Specifically are the PIDs you are referring to Process IDentification numbers, or something else? You really need to look at the code and determine why the programmer thought that PID values under 10,000 were valid.

Re:"she can't get it signed off until she can explain why this check is failing a lot more over the past to weeks."

In general, if something starts behaving differently, it is because something changed.

You or your mom are in a better position to determine what has changed than anyone here.
it depends
Hein van den Heuvel
Honored Contributor

Re: I need to explain why PIDs > 2170(hex) are occurring


Now if this this has been 'working' for a long time then the easy workaround, as much as this pains me to write, will be to just reboot the box and move on.

A 'therapeutic' reboot ever 3 months is typically 'a tad' cheaper than any software remediation.

Cheers,
Hein.

Hoff
Honored Contributor

Re: I need to explain why PIDs > 2170(hex) are occurring

Whoa, blast from the past. This sort of PID dependency stuff was last seen back around VAX/VMS V4.0, as then older code slammed into PID-level changes that were implemented back then.

The PID is an opaque longword value. Any other assumptions should be avoided.

The Job Entry number (from the queue manager) is (also) an opaque longword. Other assumptions should be avoided. But I digress.

Fix the code.

Or reboot the box and hope you don't get a run-away process restart or a dictionary attack or other such; something that'll push the observed PID values upwards more quickly.

Discussions going back twenty-some years will introduce the EPID and the IPID as differentiated from the pre-cluster PID values; these sorts of PID assumptions were once somewhat common (albeit even then-questionable) but have largely fallen by the wayside since.
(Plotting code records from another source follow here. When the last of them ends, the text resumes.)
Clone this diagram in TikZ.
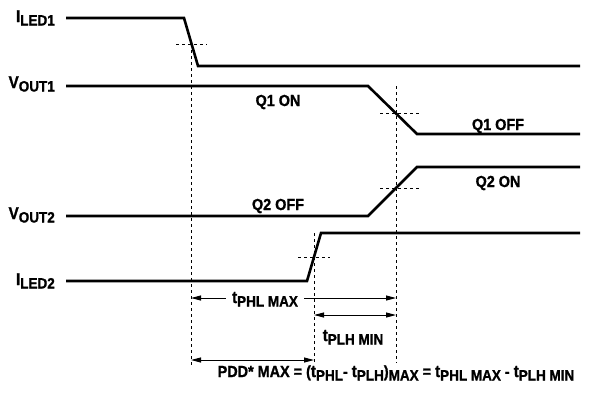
\documentclass[tikz,border=0pt]{standalone}
\usepackage{fontspec}
\setmainfont[FakeStretch=0.9,BoldFont={Liberation Sans Bold},BoldFeatures={FakeBold=1.2}]{Liberation Sans}
\usepackage{tikz}
\usetikzlibrary{arrows.meta}
\newcommand{\sig}[2]{{\bfseries\fontsize{17}{17}\selectfont #1}\raisebox{-3.5pt}{\bfseries\fontsize{15}{15}\selectfont #2}}

\begin{document}
\begin{tikzpicture}[
  x=1pt,y=-1pt,
  font=\fontsize{16}{16}\selectfont\bfseries,
  wave/.style={line width=2.6pt},
  guide/.style={dash pattern=on 3pt off 3pt,line width=0.8pt},
  arr/.style={{Triangle[length=10pt,width=5pt]}-{Triangle[length=10pt,width=5pt]},line width=1pt},
  tag/.style={inner sep=0pt,anchor=base}
]
\useasboundingbox (0,0) rectangle (599,392);
% signal names
\node[tag,anchor=base east] (iled1) at (55,22) {\sig{I}{LED1}};
\node[tag,anchor=base east] (vout1) at (55,88) {\sig{V}{OUT1}};
\node[tag,anchor=base east] (vout2) at (55,219) {\sig{V}{OUT2}};
\node[tag,anchor=base east] (iled2) at (55,285) {\sig{I}{LED2}};
% waveforms
\draw[wave] (66,18) -- (184,18) -- (198,66) -- (580,66);
\draw[wave] (66,86) -- (368,86) -- (417,134) -- (580,134);
\draw[wave] (66,216) -- (368,216) -- (417,167) -- (580,167);
\draw[wave] (66,281) -- (307,281) -- (321,233) -- (580,233);
% states
\node[tag] (q1on) at (278,106) {Q1 ON};
\node[tag] (q1off) at (498,130) {Q1 OFF};
\node[tag] (q2on) at (498,187) {Q2 ON};
\node[tag] (q2off) at (278,210) {Q2 OFF};
% 50% marks
\draw[guide] (176,44) -- (207,44);
\draw[guide] (380,113) -- (420,113);
\draw[guide] (380,188) -- (420,188);
\draw[guide] (298,257) -- (330,257);
\draw[guide] (191,44) -- (191,367);
\draw[guide] (314,233) -- (314,362);
\draw[guide] (396,86) -- (396,363);
% delays
\coordinate (phlL) at (191,298);
\coordinate (phlR) at (396,298);
\coordinate (plhL) at (314,315);
\coordinate (plhR) at (396,315);
\coordinate (pddL) at (191,360);
\coordinate (pddR) at (314,360);
\draw[arr] (phlL) -- (phlR);
\draw[arr] (plhL) -- (plhR);
\draw[arr] (pddL) -- (pddR);
\node[tag,fill=white,inner xsep=6pt,inner ysep=2pt] (tphl) at (265,303) {\sig{t}{PHL MAX}};
\node[tag] (tplh) at (353,341) {\sig{t}{PLH MIN}};
\node[tag] (pdd) at (396,377) {PDD* MAX = (\sig{t}{PHL}- \sig{t}{PLH})\raisebox{-3.5pt}{\fontsize{15}{15}\selectfont MAX} = \sig{t}{PHL MAX} - \sig{t}{PLH MIN}};
\end{tikzpicture}
\end{document}
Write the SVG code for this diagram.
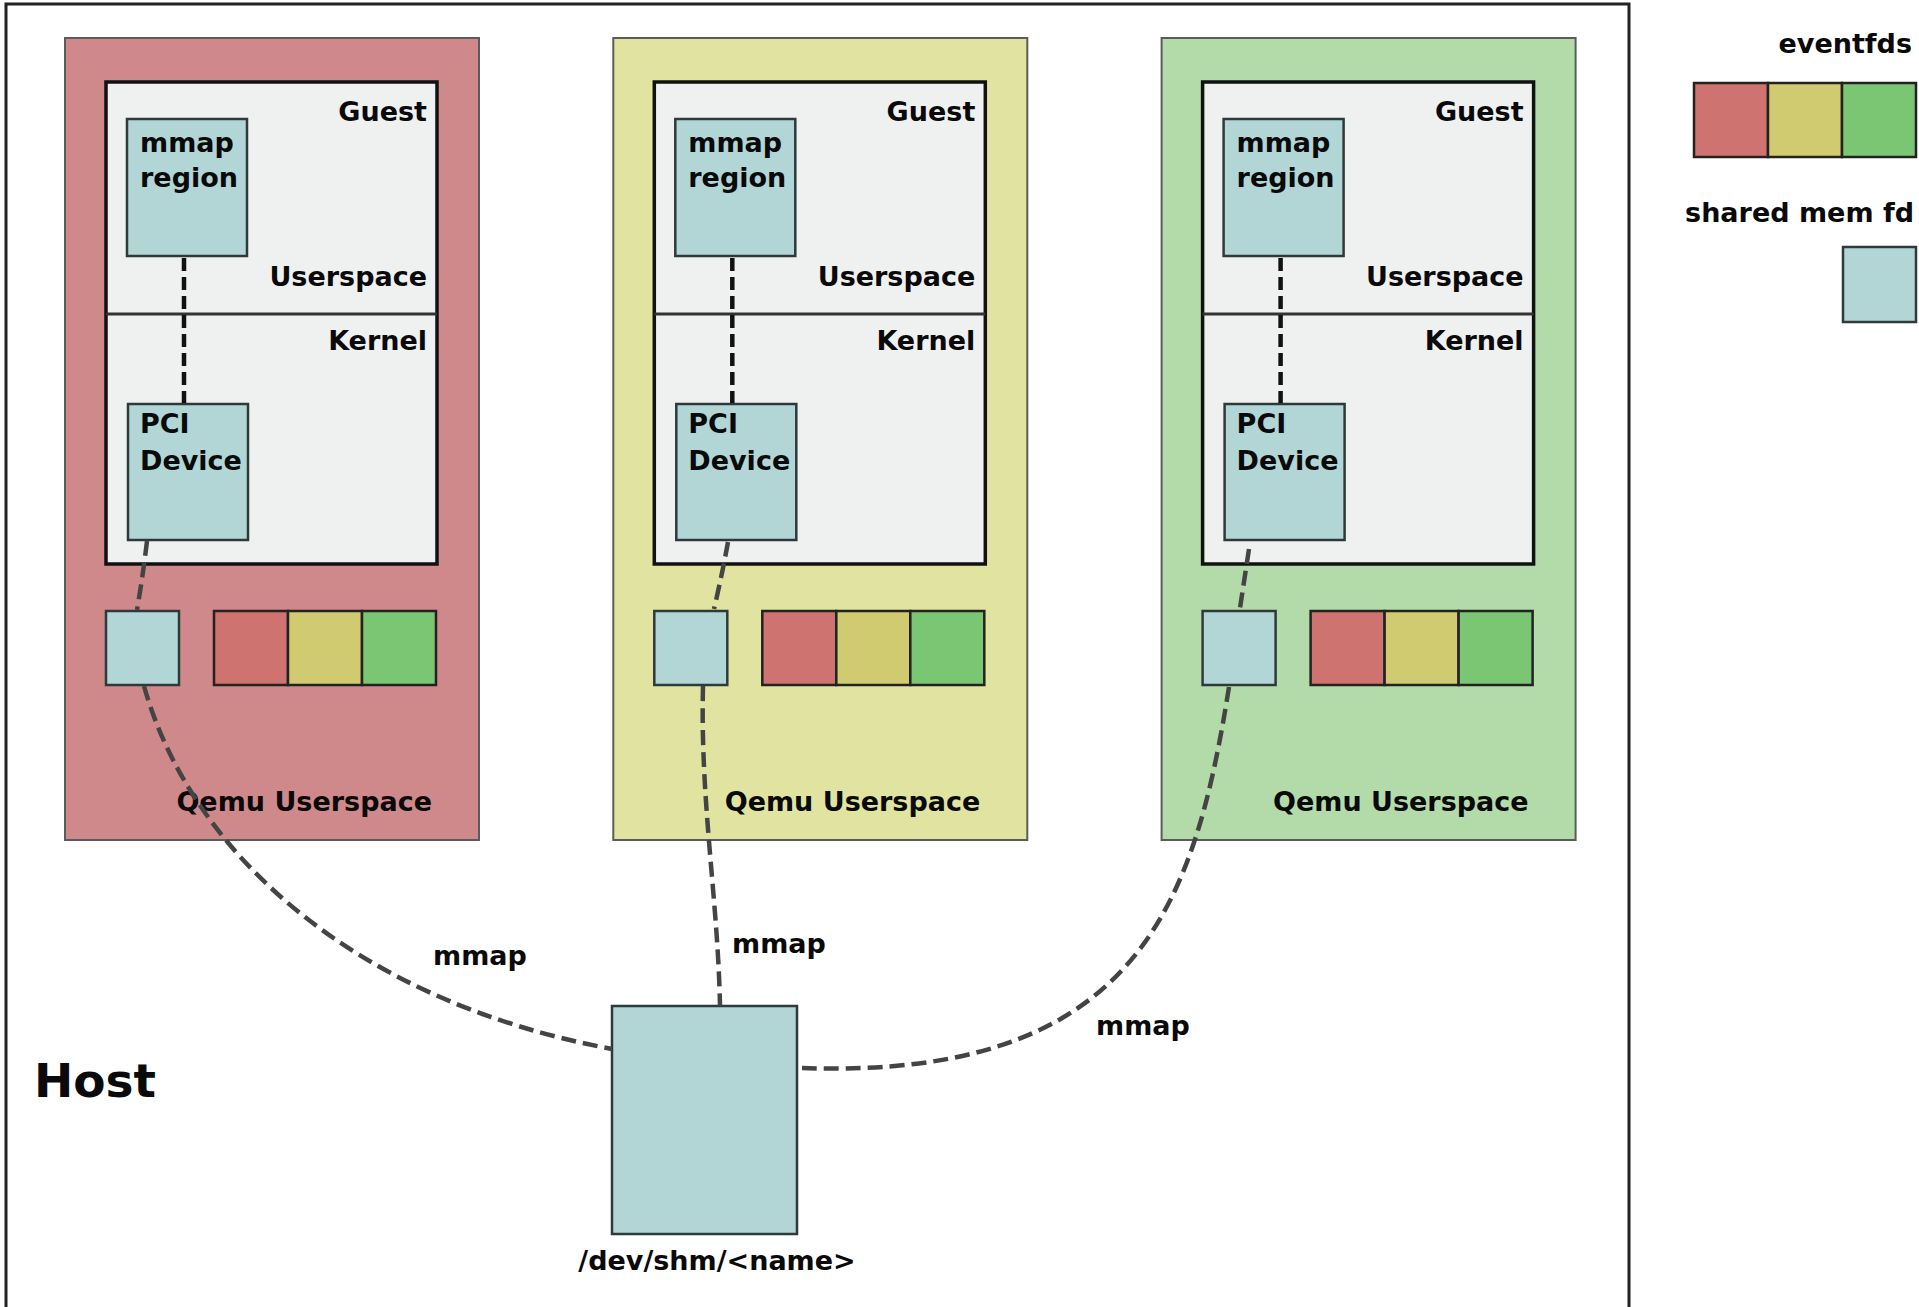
<svg xmlns="http://www.w3.org/2000/svg" width="1919" height="1307" viewBox="0 0 1919 1307">
<style>
text{font-family:"DejaVu Sans","Liberation Sans",sans-serif;font-weight:bold;font-size:27px;fill:#0a0a0a}
.r{text-anchor:end}
.vm{stroke-width:2;stroke:#5b5b5b}
.guest{fill:#eff0f0;stroke:#111;stroke-width:3.5}
.teal{fill:#b2d6d6;stroke:#2e3a3a;stroke-width:2.5}
.er{fill:#cf7370;stroke:#222;stroke-width:2.5}
.ey{fill:#d0cb70;stroke:#222;stroke-width:2.5}
.eg{fill:#7bc673;stroke:#222;stroke-width:2.5}
.dash{fill:none;stroke:#444;stroke-width:4.5;stroke-dasharray:15 7}
.dashk{fill:none;stroke:#111;stroke-width:4.5;stroke-dasharray:13 6}
</style>
<rect width="1919" height="1307" fill="#fff"/>
<g id="host">
<rect x="6" y="4" width="1623" height="1310" fill="#fff" stroke="#222" stroke-width="3"/>
<text x="34" y="1097" style="font-size:47px">Host</text>
</g>
<defs>
<g id="vmcol">
<rect x="65" y="38" width="414" height="802" class="vm"/>
<rect x="106" y="82" width="331" height="482" class="guest"/>
<line x1="106" y1="314" x2="437" y2="314" stroke="#333" stroke-width="3"/>
<text x="427" y="121" class="r">Guest</text>
<text x="427" y="286" class="r">Userspace</text>
<text x="427" y="350" class="r">Kernel</text>
<rect x="127" y="119" width="120" height="137" class="teal"/>
<text x="140" y="152">mmap</text>
<text x="140" y="187">region</text>
<rect x="128" y="404" width="120" height="136" class="teal"/>
<text x="140" y="433">PCI</text>
<text x="140" y="470">Device</text>
<rect x="106" y="611" width="73" height="74" class="teal"/>
<rect x="214" y="611" width="74" height="74" class="er"/>
<rect x="288" y="611" width="74" height="74" class="ey"/>
<rect x="362" y="611" width="74" height="74" class="eg"/>
<text x="432" y="811" class="r">Qemu Userspace</text>
</g>
</defs>
<g id="vm-red"><use href="#vmcol" fill="#d0898a"/></g>
<g id="vm-yellow" transform="translate(548.3,0)"><use href="#vmcol" fill="#e0e4a0"/></g>
<g id="vm-green" transform="translate(1096.6,0)"><use href="#vmcol" fill="#b3dba9"/></g>
<g id="shm">
<rect x="612" y="1006" width="185" height="228" class="teal"/>
<text x="717" y="1270" text-anchor="middle">/dev/shm/&lt;name&gt;</text>
</g>
<g id="legend">
<text x="1912" y="53" class="r">eventfds</text>
<rect x="1694" y="83" width="74" height="74" class="er"/>
<rect x="1768" y="83" width="74" height="74" class="ey"/>
<rect x="1842" y="83" width="74" height="74" class="eg"/>
<text x="1914" y="222" class="r">shared mem fd</text>
<rect x="1843" y="247" width="73" height="75" class="teal"/>
</g>
<g id="connectors">
<path class="dashk" d="M184,258 L184,403"/>
<path class="dashk" d="M732.3,258 L732.3,403"/>
<path class="dashk" d="M1280.6,258 L1280.6,403"/>
<path class="dash" d="M147,541 Q143,575 137,610"/>
<path class="dash" d="M728,542 Q722,575 714,609"/>
<path class="dash" d="M1249,549 L1240,608"/>
<path class="dash" d="M144,686 C190,850 350,1000 612,1049"/>
<path class="dash" d="M703,686 C700,800 718,900 720,1006"/>
<path class="dash" d="M1229,687 C1195,900 1140,1080 802,1068"/>
<text x="433" y="965">mmap</text>
<text x="732" y="953">mmap</text>
<text x="1096" y="1035">mmap</text>
</g>
</svg>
Nice to see some broken code still exists.

Jon Pinkley
Honored Contributor

Re: I need to explain why PIDs > 2170(hex) are occurring

If the PIDs Gavin is referring to are in fact process ids, then my guess is that Gavin is mistaken in his assumption that the 10000 is a decimal number. For IPIDs, there isn't anything significant about 10,000 decimal, but 0x10000 is significant, as it is the least significant bit of the high word of the IPID. Re-Reading the description, it may be the check is if PID .ge. 10000 then valid. My guess is that the 10000 is really 0x10000. IPIDs initially start with the sequence set to 1 (increments the previous sequence number, which is initially zero), so the upper word will be non-zero "most of the time".

The IDSM (I happened to be looking at the VAX/VMS 4.4 manual) says that the sequence number cycles back to zero after 32767 to avoid it becoming negative. So it may be possible that the high word of the IPID can have a value of 0 after the process slot has been used 32768 times. (I didn't look at the code to see how the wrap is done; I am assuming it checks to see if the value is negative after the increment, and if so sets the sequence number field to zero).

I am also not sure if Gavin was really interested in the answer, or if he was just venting. At least that is the impression he gives in his last sentence of his opening remark.
it depends
Hoff
Honored Contributor

Re: I need to explain why PIDs > 2170(hex) are occurring

PIDs in antiquity were fairly sane; as clusters were brought on-line, a skewed field structure came on-line with a cluster value present in the upper bits. The bit-width partitioning between the lower field of the PID and the upper portion varies.